Kalah Pilgub, Balas Lewat Angket?

Tantangan Demokrasi Lokal
Dalam sistem demokrasi, hak angket merupakan instrument paling kuat yang dimiliki oleh legislatif. Ia sebagai mekanisme formal untuk mengontrol dan menguji pelbagai kebijakan ataupun tindakan pemerintah yang dianggap melenceng dari kepentingan publik ataupun melanggar hukum.
Namun, fungsi tersebut harus dijalankan dengan niat untuk menjaga stabilitas pemerintahan, bukan untuk menggerogoti.
Ini mengingatkan kita pada Robert Dahl dalam “Democracy and Its Critics (1989)” bahwa keberlangsungan demokrasi tidak hanya ditentukan oleh prosedur, tetapi juga dari komitmen terhadap fair play dan saling menghormati mandat rakyat.
Apabila semangat ini tidak dijaga, maka yang terjadi adalah demokrasi lokal hanya menjadi pertarungan elit. Bukan lagi sebagai ruang aktualisasi kehendak rakyat.
Kasus ini meperlihatkan bahwa demokrasi lokal kita nampaknya masih belum sepenuhnya terbebas dari rivalitas personal antar kubu-kubu politik. Pun juga sangat rentan terhadap manipulasi elit politik.

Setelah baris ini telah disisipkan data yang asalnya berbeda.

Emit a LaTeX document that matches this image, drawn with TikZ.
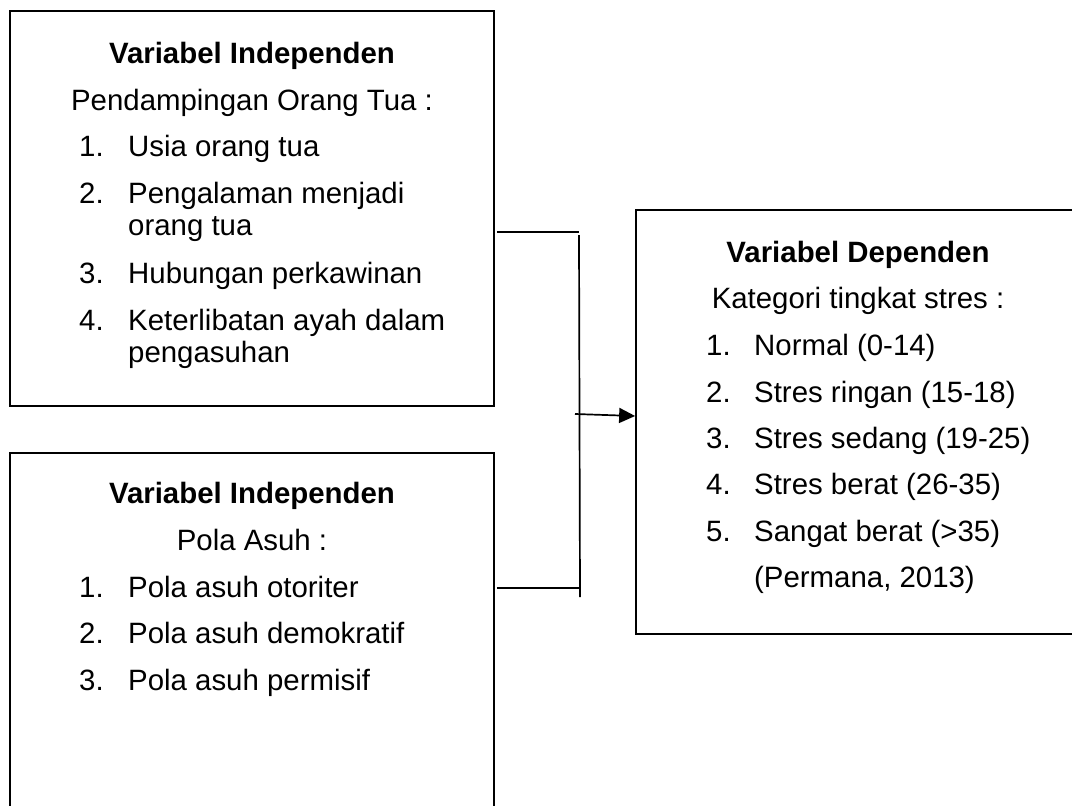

Demokrasi lokal sebagaimana didefinisikan Dahl menjadi arena di mana warga dan wakil-wakilnya bisa bersama mengelola kepentingan publik dengan rasionalitas dan keterbukaan, yang terjadi malah representasi rakyat terjebak dalam konflik elektoral.
Maka agaknya tidak berlebihan bahwa fenomena “angket premature” ini menjadi cerminan bahwa aktor-aktor politik lokal tidak menjalankan peran mereka sebagai penjaga konstitusi. Justru sebagai perpanjangan tangan kelompok yang kalah.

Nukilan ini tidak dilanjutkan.